* **GOAL**:
Drop every picture, then transcribe the remaining data exactly.

* **RECORDED DATA**:
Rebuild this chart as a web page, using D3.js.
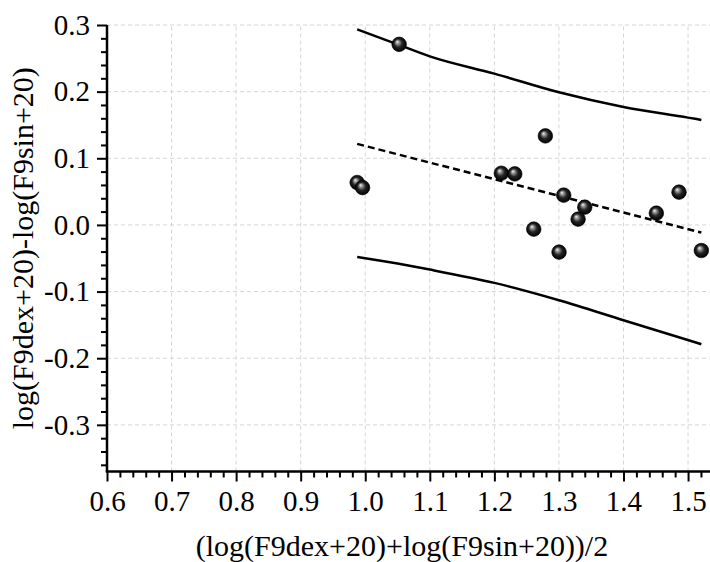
<!DOCTYPE html>
<html lang="en">
<head>
<meta charset="UTF-8">
<title>Bland-Altman plot</title>
<script src="https://cdn.jsdelivr.net/npm/d3@7"></script>
<style>
    body { margin: 0; background: #fff; }
    svg { display: block; }
    text { font-family: "Liberation Serif", "Times New Roman", serif; fill: #000; }
</style>
</head>
<body>
<div id="chart"></div>
<script>
// mean of the two logs (x) and their difference (y), one per sample
const meanX = [0.9875, 0.9958, 1.0525, 1.2108, 1.2316, 1.2790, 1.3074, 1.3400,
               1.3297, 1.2610, 1.3002, 1.4509, 1.4860, 1.5206];
const diffY = [0.0636, 0.0560, 0.2710, 0.0776, 0.0766, 0.1336, 0.0447, 0.0267,
               0.0087, -0.0063, -0.0408, 0.0177, 0.0492, -0.0384];

// regression of difference on mean (dashed)
const fitX = [0.9875, 1.5206];
const fitY = [0.1216, -0.0114];

// upper / lower limits (solid curves)
const upperX = [0.9875, 1.05, 1.1, 1.2, 1.3, 1.4, 1.5, 1.5206];
const upperY = [0.2935, 0.271, 0.253, 0.227, 0.199, 0.177, 0.161, 0.1576];
const lowerX = [0.9875, 1.05, 1.1, 1.2, 1.3, 1.4, 1.5206];
const lowerY = [-0.048, -0.058, -0.067, -0.087, -0.113, -0.143, -0.179];

const xTicks = [0.6, 0.7, 0.8, 0.9, 1.0, 1.1, 1.2, 1.3, 1.4, 1.5];
const yTicks = [-0.3, -0.2, -0.1, 0.0, 0.1, 0.2, 0.3];

const xTitle = "(log(F9dex+20)+log(F9sin+20))/2";
const yTitle = "log(F9dex+20)-log(F9sin+20)";

const serif = '"Liberation Serif", "Times New Roman", serif';
const width = 710, height = 562;
const margin = {top: 25, right: 0, bottom: 90.5, left: 107};

const x = d3.scaleLinear().domain([0.6, 1.534]).range([margin.left, width - margin.right]);
const y = d3.scaleLinear().domain([-0.37, 0.3]).range([height - margin.bottom, margin.top]);

// minor ticks every 0.02
const xMinor = d3.range(30, 77).filter(i => i % 5 !== 0).map(i => i / 50);
const yMinor = d3.range(-18, 15).filter(i => i % 5 !== 0).map(i => i / 50);

const svg = d3.select("#chart").append("svg")
    .attr("width", width)
    .attr("height", height);

const grad = svg.append("defs").append("radialGradient")
    .attr("id", "ball")
    .attr("cx", "50%").attr("cy", "50%").attr("r", "50%")
    .attr("fx", "36%").attr("fy", "32%");
grad.append("stop").attr("offset", "0%").attr("stop-color", "#f4f4f4");
grad.append("stop").attr("offset", "22%").attr("stop-color", "#9a9a9a");
grad.append("stop").attr("offset", "55%").attr("stop-color", "#262626");
grad.append("stop").attr("offset", "100%").attr("stop-color", "#000");

// grid
const grid = svg.append("g")
    .attr("stroke", "#d6d6d6")
    .attr("stroke-width", 1)
    .attr("stroke-dasharray", "4,3");
grid.selectAll(".vg").data(xTicks.slice(1)).join("line")
    .attr("x1", d => x(d)).attr("x2", d => x(d))
    .attr("y1", y(-0.37)).attr("y2", y(0.3));
grid.selectAll(".hg").data(yTicks).join("line")
    .attr("x1", x(0.6)).attr("x2", width)
    .attr("y1", d => y(d)).attr("y2", d => y(d));

// lines
const line = d3.line().x(d => x(d[0])).y(d => y(d[1]));
const curve = d3.line().curve(d3.curveMonotoneX).x(d => x(d[0])).y(d => y(d[1]));
const lines = svg.append("g").attr("fill", "none").attr("stroke", "#000").attr("stroke-width", 2.5);
lines.append("path").attr("d", curve(d3.zip(upperX, upperY)));
lines.append("path").attr("d", curve(d3.zip(lowerX, lowerY)));
lines.append("path").attr("d", line(d3.zip(fitX, fitY))).attr("stroke-dasharray", "7,4");

// points
svg.append("g").selectAll("circle").data(d3.zip(meanX, diffY)).join("circle")
    .attr("cx", d => x(d[0]))
    .attr("cy", d => y(d[1]))
    .attr("r", 7.3)
    .attr("fill", "url(#ball)")
    .attr("stroke", "#000")
    .attr("stroke-width", 0.6);

const fmt = d => d.toFixed(1);

// x axis
const xMinorAxis = svg.append("g")
    .attr("transform", `translate(0,${y(-0.37)})`)
    .call(d3.axisBottom(x).tickValues(xMinor).tickSize(6).tickFormat(""));
const xAxis = svg.append("g")
    .attr("transform", `translate(0,${y(-0.37)})`)
    .call(d3.axisBottom(x).tickValues(xTicks).tickSize(10).tickPadding(9).tickFormat(fmt));

// y axis
const yMinorAxis = svg.append("g")
    .attr("transform", `translate(${x(0.6)},0)`)
    .call(d3.axisLeft(y).tickValues(yMinor).tickSize(6).tickFormat(""));
const yAxis = svg.append("g")
    .attr("transform", `translate(${x(0.6)},0)`)
    .call(d3.axisLeft(y).tickValues(yTicks).tickSize(10).tickPadding(7).tickFormat(fmt));

for (const g of [xMinorAxis, xAxis, yMinorAxis, yAxis]) {
    g.attr("font-family", serif).attr("font-size", 29);
    g.select(".domain").remove();
    g.selectAll(".tick line").attr("stroke", "#000").attr("stroke-width", 2);
}

// axis lines drawn on top
svg.append("line")
    .attr("x1", x(0.6) - 1.25).attr("x2", width)
    .attr("y1", y(-0.37)).attr("y2", y(-0.37))
    .attr("stroke", "#000").attr("stroke-width", 2.5);
svg.append("line")
    .attr("x1", x(0.6)).attr("x2", x(0.6))
    .attr("y1", y(0.3)).attr("y2", y(-0.37))
    .attr("stroke", "#000").attr("stroke-width", 2.5);

// titles
svg.append("text")
    .attr("x", 402).attr("y", 556)
    .attr("text-anchor", "middle")
    .attr("font-size", 30)
    .text(xTitle);
svg.append("text")
    .attr("transform", `translate(33,${(y(0.3) + y(-0.37)) / 2}) rotate(-90)`)
    .attr("text-anchor", "middle")
    .attr("font-size", 30)
    .text(yTitle);
</script>
</body>
</html>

* **RESULT**:
Rebuild this chart as a web page, using D3.js.
<!DOCTYPE html>
<html lang="en">
<head>
<meta charset="UTF-8">
<title>Bland-Altman plot</title>
<script src="https://cdn.jsdelivr.net/npm/d3@7"></script>
<style>
    body { margin: 0; background: #fff; }
    svg { display: block; }
    text { font-family: "Liberation Serif", "Times New Roman", serif; fill: #000; }
</style>
</head>
<body>
<div id="chart"></div>
<script>
// mean of the two logs (x) and their difference (y), one per sample
const meanX = [0.9875, 0.9958, 1.0525, 1.2108, 1.2316, 1.2790, 1.3074, 1.3400,
               1.3297, 1.2610, 1.3002, 1.4509, 1.4860, 1.5206];
const diffY = [0.0636, 0.0560, 0.2710, 0.0776, 0.0766, 0.1336, 0.0447, 0.0267,
               0.0087, -0.0063, -0.0408, 0.0177, 0.0492, -0.0384];

// regression of difference on mean (dashed)
const fitX = [0.9875, 1.5206];
const fitY = [0.1216, -0.0114];

// upper / lower limits (solid curves)
const upperX = [0.9875, 1.05, 1.1, 1.2, 1.3, 1.4, 1.5, 1.5206];
const upperY = [0.2935, 0.271, 0.253, 0.227, 0.199, 0.177, 0.161, 0.1576];
const lowerX = [0.9875, 1.05, 1.1, 1.2, 1.3, 1.4, 1.5206];
const lowerY = [-0.048, -0.058, -0.067, -0.087, -0.113, -0.143, -0.179];

const xTicks = [0.6, 0.7, 0.8, 0.9, 1.0, 1.1, 1.2, 1.3, 1.4, 1.5];
const yTicks = [-0.3, -0.2, -0.1, 0.0, 0.1, 0.2, 0.3];

const xTitle = "(log(F9dex+20)+log(F9sin+20))/2";
const yTitle = "log(F9dex+20)-log(F9sin+20)";

const serif = '"Liberation Serif", "Times New Roman", serif';
const width = 710, height = 562;
const margin = {top: 25, right: 0, bottom: 90.5, left: 107};

const x = d3.scaleLinear().domain([0.6, 1.534]).range([margin.left, width - margin.right]);
const y = d3.scaleLinear().domain([-0.37, 0.3]).range([height - margin.bottom, margin.top]);

// minor ticks every 0.02
const xMinor = d3.range(30, 77).filter(i => i % 5 !== 0).map(i => i / 50);
const yMinor = d3.range(-18, 15).filter(i => i % 5 !== 0).map(i => i / 50);

const svg = d3.select("#chart").append("svg")
    .attr("width", width)
    .attr("height", height);

const grad = svg.append("defs").append("radialGradient")
    .attr("id", "ball")
    .attr("cx", "50%").attr("cy", "50%").attr("r", "50%")
    .attr("fx", "36%").attr("fy", "32%");
grad.append("stop").attr("offset", "0%").attr("stop-color", "#f4f4f4");
grad.append("stop").attr("offset", "22%").attr("stop-color", "#9a9a9a");
grad.append("stop").attr("offset", "55%").attr("stop-color", "#262626");
grad.append("stop").attr("offset", "100%").attr("stop-color", "#000");

// grid
const grid = svg.append("g")
    .attr("stroke", "#d6d6d6")
    .attr("stroke-width", 1)
    .attr("stroke-dasharray", "4,3");
grid.selectAll(".vg").data(xTicks.slice(1)).join("line")
    .attr("x1", d => x(d)).attr("x2", d => x(d))
    .attr("y1", y(-0.37)).attr("y2", y(0.3));
grid.selectAll(".hg").data(yTicks).join("line")
    .attr("x1", x(0.6)).attr("x2", width)
    .attr("y1", d => y(d)).attr("y2", d => y(d));

// lines
const line = d3.line().x(d => x(d[0])).y(d => y(d[1]));
const curve = d3.line().curve(d3.curveMonotoneX).x(d => x(d[0])).y(d => y(d[1]));
const lines = svg.append("g").attr("fill", "none").attr("stroke", "#000").attr("stroke-width", 2.5);
lines.append("path").attr("d", curve(d3.zip(upperX, upperY)));
lines.append("path").attr("d", curve(d3.zip(lowerX, lowerY)));
lines.append("path").attr("d", line(d3.zip(fitX, fitY))).attr("stroke-dasharray", "7,4");

// points
svg.append("g").selectAll("circle").data(d3.zip(meanX, diffY)).join("circle")
    .attr("cx", d => x(d[0]))
    .attr("cy", d => y(d[1]))
    .attr("r", 7.3)
    .attr("fill", "url(#ball)")
    .attr("stroke", "#000")
    .attr("stroke-width", 0.6);

const fmt = d => d.toFixed(1);

// x axis
const xMinorAxis = svg.append("g")
    .attr("transform", `translate(0,${y(-0.37)})`)
    .call(d3.axisBottom(x).tickValues(xMinor).tickSize(6).tickFormat(""));
const xAxis = svg.append("g")
    .attr("transform", `translate(0,${y(-0.37)})`)
    .call(d3.axisBottom(x).tickValues(xTicks).tickSize(10).tickPadding(9).tickFormat(fmt));

// y axis
const yMinorAxis = svg.append("g")
    .attr("transform", `translate(${x(0.6)},0)`)
    .call(d3.axisLeft(y).tickValues(yMinor).tickSize(6).tickFormat(""));
const yAxis = svg.append("g")
    .attr("transform", `translate(${x(0.6)},0)`)
    .call(d3.axisLeft(y).tickValues(yTicks).tickSize(10).tickPadding(7).tickFormat(fmt));

for (const g of [xMinorAxis, xAxis, yMinorAxis, yAxis]) {
    g.attr("font-family", serif).attr("font-size", 29);
    g.select(".domain").remove();
    g.selectAll(".tick line").attr("stroke", "#000").attr("stroke-width", 2);
}

// axis lines drawn on top
svg.append("line")
    .attr("x1", x(0.6) - 1.25).attr("x2", width)
    .attr("y1", y(-0.37)).attr("y2", y(-0.37))
    .attr("stroke", "#000").attr("stroke-width", 2.5);
svg.append("line")
    .attr("x1", x(0.6)).attr("x2", x(0.6))
    .attr("y1", y(0.3)).attr("y2", y(-0.37))
    .attr("stroke", "#000").attr("stroke-width", 2.5);

// titles
svg.append("text")
    .attr("x", 402).attr("y", 556)
    .attr("text-anchor", "middle")
    .attr("font-size", 30)
    .text(xTitle);
svg.append("text")
    .attr("transform", `translate(33,${(y(0.3) + y(-0.37)) / 2}) rotate(-90)`)
    .attr("text-anchor", "middle")
    .attr("font-size", 30)
    .text(yTitle);
</script>
</body>
</html>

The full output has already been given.